Today's State Department experts think a majority of the Arab League states might endorse this initiative, creating a new basis for a permanent, regional settlement of this long-festering conflict. Some even hope that, in this fashion, the League may become if not actually favorably disposed toward then less stridently opposed to America's No. 1 Mideast priority: toppling Saddam Hussein.

Unfortunately, there is reason to believe the Arabs are no more serious about making a genuine peace with Israel at this juncture than they have been in the past. To the contrary, many in the Arab world and among the Palestinians in particular clearly believe the time is ripe to "liberate" not only the disputed territories captured by the Israelis in 1967, but all the land "occupied" by the Jews including all pre-1967 Israel. They sense that, as in Lebanon, their violence is paying off, driving the Jewish "crusaders" off disputed land and driving a wedge between Israel and her most important ally, the United States.

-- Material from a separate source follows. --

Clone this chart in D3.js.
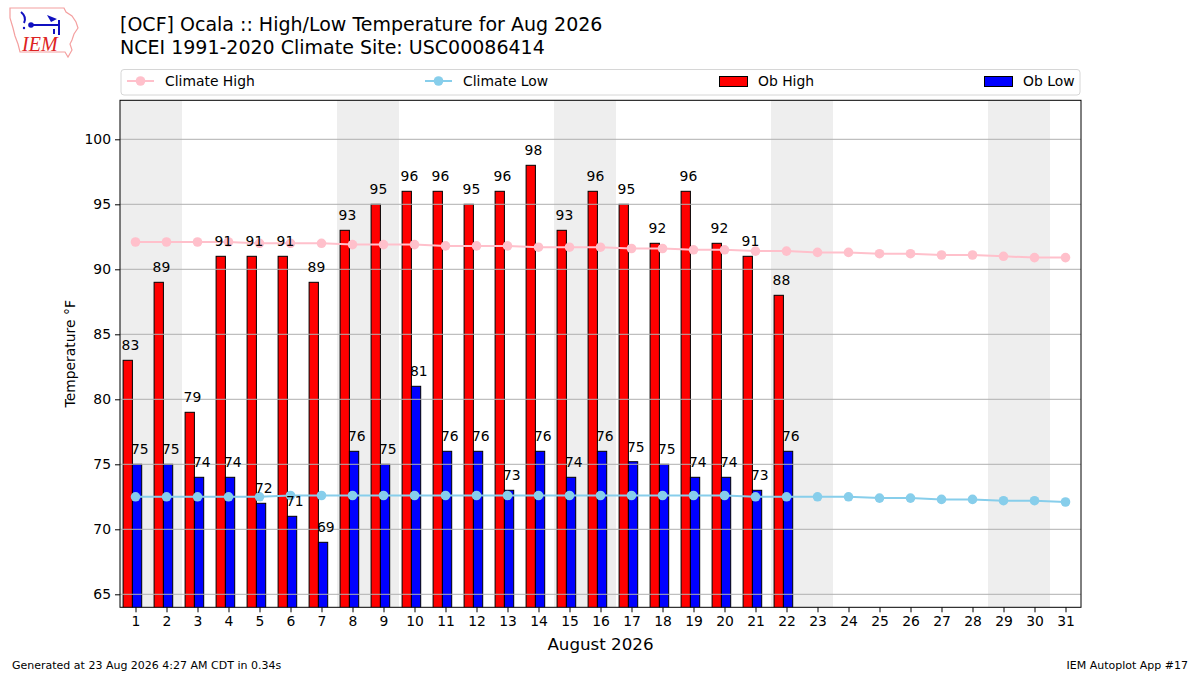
<!DOCTYPE html>
<html>
<head>
<meta charset="utf-8">
<script src="https://cdn.jsdelivr.net/npm/d3@7"></script>
<style>
  body { margin: 0; background: #fff; }
  svg { font-family: "DejaVu Sans", sans-serif; }
</style>
</head>
<body>
<div id="chart"></div>
<script>
const days = [1, 2, 3, 4, 5, 6, 7, 8, 9, 10, 11, 12, 13, 14, 15, 16, 17, 18, 19, 20, 21, 22, 23, 24, 25, 26, 27, 28, 29, 30, 31];
const obHigh = [83, 89, 79, 91, 91, 91, 89, 93, 95, 96, 96, 95, 96, 98, 93, 96, 95, 92, 96, 92, 91, 88];
const obLow = [75, 75, 74, 74, 72, 71, 69, 76, 75, 81, 76, 76, 73, 76, 74, 76, 75.2, 75, 74, 74, 73, 76];
const climateHigh = [92.1, 92.1, 92.1, 92.1, 92.0, 92.0, 92.0, 91.9, 91.9, 91.9, 91.8, 91.8, 91.8, 91.7, 91.7, 91.7,
  91.6, 91.6, 91.5, 91.5, 91.4, 91.4, 91.3, 91.3, 91.2, 91.2, 91.1, 91.1, 91.0, 90.9, 90.9];
const climateLow = [72.5, 72.5, 72.5, 72.5, 72.5, 72.6, 72.6, 72.6, 72.6, 72.6, 72.6, 72.6, 72.6, 72.6, 72.6, 72.6,
  72.6, 72.6, 72.6, 72.6, 72.5, 72.5, 72.5, 72.5, 72.4, 72.4, 72.3, 72.3, 72.2, 72.2, 72.1];
const weekendStarts = [1, 8, 15, 22, 29];
const yTicks = [65, 70, 75, 80, 85, 90, 95, 100];

const width = 1200, height = 675;
const plot = { left: 120, right: 1081, top: 100.3, bottom: 607.3 };

const svg = d3.select("#chart")
  .append("svg")
  .attr("width", width)
  .attr("height", height);

const x = d3.scaleLinear().domain([0.5, 31.5]).range([plot.left, plot.right]);
const y = d3.scaleLinear().domain([64, 103]).range([plot.bottom, plot.top]);

svg.append("clipPath").attr("id", "clip")
  .append("rect")
  .attr("x", plot.left).attr("y", plot.top)
  .attr("width", plot.right - plot.left).attr("height", plot.bottom - plot.top);

const g = svg.append("g").attr("clip-path", "url(#clip)");

// weekend shading
g.selectAll(".wk")
  .data(weekendStarts)
  .join("rect")
  .attr("x", d => x(d - 0.5))
  .attr("y", plot.top)
  .attr("width", d => x(d + 1.5) - x(d - 0.5))
  .attr("height", plot.bottom - plot.top)
  .attr("fill", "#eeeeee");

// bars
g.selectAll(".hi")
  .data(obHigh)
  .join("rect")
  .attr("x", (d, i) => x(days[i] - 0.4))
  .attr("y", d => y(d))
  .attr("width", x(0.3) - x(0))
  .attr("height", d => plot.bottom + 2 - y(d))
  .attr("fill", "red")
  .attr("stroke", "black")
  .attr("stroke-width", 1);

g.selectAll(".lo")
  .data(obLow)
  .join("rect")
  .attr("x", (d, i) => x(days[i] - 0.1))
  .attr("y", d => y(d))
  .attr("width", x(0.3) - x(0))
  .attr("height", d => plot.bottom + 2 - y(d))
  .attr("fill", "blue")
  .attr("stroke", "black")
  .attr("stroke-width", 1);

// grid (drawn over bars)
g.selectAll(".grid")
  .data(yTicks)
  .join("line")
  .attr("x1", plot.left).attr("x2", plot.right)
  .attr("y1", d => y(d)).attr("y2", d => y(d))
  .attr("stroke", "#b0b0b0")
  .attr("stroke-width", 1);

// climate lines
const line = d3.line().x((d, i) => x(days[i])).y(d => y(d));

[[climateHigh, "pink"], [climateLow, "skyblue"]].forEach(([vals, col]) => {
  g.append("path")
    .datum(vals)
    .attr("d", line)
    .attr("fill", "none")
    .attr("stroke", col)
    .attr("stroke-width", 2);
  g.selectAll(null)
    .data(vals)
    .join("circle")
    .attr("cx", (d, i) => x(days[i]))
    .attr("cy", d => y(d))
    .attr("r", 4.8)
    .attr("fill", col);
});

// value labels
svg.append("g").selectAll("text")
  .data(obHigh)
  .join("text")
  .attr("x", (d, i) => x(days[i] - 0.4) - 1.5)
  .attr("y", d => y(d) - 10)
  .attr("font-size", 13.9)
  .attr("fill", "black")
  .text(d => Math.round(d));

svg.append("g").selectAll("text")
  .data(obLow)
  .join("text")
  .attr("x", (d, i) => x(days[i] - 0.1) - 1.5)
  .attr("y", d => y(d) - 10)
  .attr("font-size", 13.9)
  .attr("fill", "black")
  .text(d => Math.round(d));

// frame
svg.append("rect")
  .attr("x", plot.left).attr("y", plot.top)
  .attr("width", plot.right - plot.left).attr("height", plot.bottom - plot.top)
  .attr("fill", "none").attr("stroke", "black").attr("stroke-width", 1);

// axes
const xAxis = svg.append("g")
  .attr("transform", `translate(0,${plot.bottom})`)
  .call(d3.axisBottom(x).tickValues(days).tickSize(5).tickPadding(4).tickFormat(d3.format("d")));
const yAxis = svg.append("g")
  .attr("transform", `translate(${plot.left},0)`)
  .call(d3.axisLeft(y).tickValues(yTicks).tickSize(5).tickPadding(4));
[xAxis, yAxis].forEach(a => {
  a.select(".domain").remove();
  a.selectAll("text").attr("font-size", 13.9).attr("fill", "black").attr("font-family", "DejaVu Sans");
  a.selectAll("line").attr("stroke", "black");
});

svg.append("text")
  .attr("x", (plot.left + plot.right) / 2).attr("y", 650)
  .attr("text-anchor", "middle").attr("font-size", 16.7)
  .text("August 2026");

svg.append("text")
  .attr("transform", `translate(75,${(plot.top + plot.bottom) / 2}) rotate(-90)`)
  .attr("text-anchor", "middle").attr("font-size", 13.9)
  .text("Temperature °F");

// titles
svg.append("text").attr("x", 120).attr("y", 31).attr("font-size", 19)
  .text("[OCF] Ocala :: High/Low Temperature for Aug 2026");
svg.append("text").attr("x", 120).attr("y", 54).attr("font-size", 19)
  .text("NCEI 1991-2020 Climate Site: USC00086414");

// legend
const lg = svg.append("g");
lg.append("rect")
  .attr("x", 121).attr("y", 69.5).attr("width", 959).attr("height", 25.5)
  .attr("rx", 3).attr("fill", "white").attr("stroke", "#d6d6d6");
[[127, "pink", "Climate High"], [425, "skyblue", "Climate Low"]].forEach(([lx, col, txt]) => {
  lg.append("line").attr("x1", lx).attr("x2", lx + 27).attr("y1", 81).attr("y2", 81)
    .attr("stroke", col).attr("stroke-width", 2);
  lg.append("circle").attr("cx", lx + 13.5).attr("cy", 81).attr("r", 4.8).attr("fill", col);
  lg.append("text").attr("x", lx + 38).attr("y", 86).attr("font-size", 13.9).text(txt);
});
[[719.5, "red", "Ob High"], [984.5, "blue", "Ob Low"]].forEach(([lx, col, txt]) => {
  lg.append("rect").attr("x", lx).attr("y", 76.5).attr("width", 28).attr("height", 10)
    .attr("fill", col).attr("stroke", "black").attr("stroke-width", 1);
  lg.append("text").attr("x", lx + 38.5).attr("y", 86).attr("font-size", 13.9).text(txt);
});

// footer
svg.append("text").attr("x", 12).attr("y", 669).attr("font-size", 11)
  .text("Generated at 23 Aug 2026 4:27 AM CDT in 0.34s");
svg.append("text").attr("x", 1188).attr("y", 669).attr("font-size", 11)
  .attr("text-anchor", "end").text("IEM Autoplot App #17");

// logo (rough IEM mark)
const logo = svg.append("g");
logo.append("path")
  .attr("d", "M10,8 L64,8 L66,12 L72,16 L76,22 L78,28 L74,34 L72,40 L70,44 L72,50 L68,57 L65,52 L20,52 L18,44 L15,36 L13,28 L10,18 Z")
  .attr("fill", "none").attr("stroke", "#f4a0a0").attr("stroke-width", 1.2);
logo.append("path")
  .attr("d", "M21,12 Q27,17 24,23 M31,25 L59,25 M59,20 L59,35 M54,29 L54,34")
  .attr("fill", "none").attr("stroke", "#1010c0").attr("stroke-width", 2);
logo.append("circle").attr("cx", 31).attr("cy", 25).attr("r", 2.8).attr("fill", "#1010c0");
logo.append("circle").attr("cx", 24).attr("cy", 28).attr("r", 1.2).attr("fill", "#1010c0");
logo.append("path").attr("d", "M47,15 L57,19 L51,22 Z").attr("fill", "#1010c0");
logo.append("text").attr("x", 22).attr("y", 51).attr("font-size", 20)
  .attr("font-family", "Liberation Serif").attr("font-style", "italic")
  .attr("fill", "#dd2222").text("IEM");
</script>
</body>
</html>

This was the goal of Mr. Arafat's Palestine Liberation Organization when it was established in 1964 that is, before Israel had "occupied" any territory on the West Bank or Gaza. And so it remains today. However, in the wake of the Arab armies' 1973 defeat the last time they tried to destroy Israel, the PLO decided that the ultimate objective would have to be achieved in stages. This approach was formally adopted in 1974 and became known as the "Plan of Phases": In the first phase, Israel would be compelled to relinquish territory that could be used subsequently to drive the Jews into the sea.

The unwavering commitment to this goal has long been reflected in a map of "Palestine" widely used by the Palestinians and other Arabs. In it, Palestine consists of not only all of the West Bank and Gaza Strip, but all of pre-1967 Israel, as well. Accordingly, there is no Israel at all on the maps used in Mr. Arafat's offices, on the uniforms of his paramilitary "police" or on the Web site of the Palestinian National Authority and its agencies.

Most insidious, perhaps, is this map's repeated appearance in the textbooks with which the next generation of Palestinian schoolchildren are taught to think about their birthright and shaped in their expectations about a future homeland.

A halfhearted effort has lately been made to claim this map as a depiction of an historical nation known as Palestine. This is a fabrication. In his recently re-issued and authoritative work, "Islam in History," Bernard Lewis one of the most eminent scholars of Mideast history makes clear that there has never been a Palestine with the boundaries shown on Mr. Arafat's map.

Under these circumstances, Israel is fully within its rights to resist appeals to surrender land its enemies have used in the past to try to destroy the Jewish State. Indeed, it would be the height of folly and possibly state-icidal to do otherwise. Neither Israelis nor Americans whose national interest is served by having a strong, secure and self-reliant democratic ally in the Middle East can responsibly ignore this reality.

Consequently, if President Bush wishes to play a constructive role at this difficult moment in the Mideast, he must insist that Israel's adversaries stop paying lip-service in English to their desire for peace while cultivating the intolerance and destructive propensities that endanger our ally and preclude it from safely considering further territorial or other concessions. A good place to start would be by issuing a call much as Ronald Reagan did a generation ago: "Mr. Arafat: Renounce this map" and ensure that neither the Palestinian Authority nor its friends any longer use such representations to describe an end-game for the so-called "peace process" with which Israel literally cannot live.

Frank J. Gaffney Jr. is the president of the Center for Security Policy and a columnist for The Washington Times.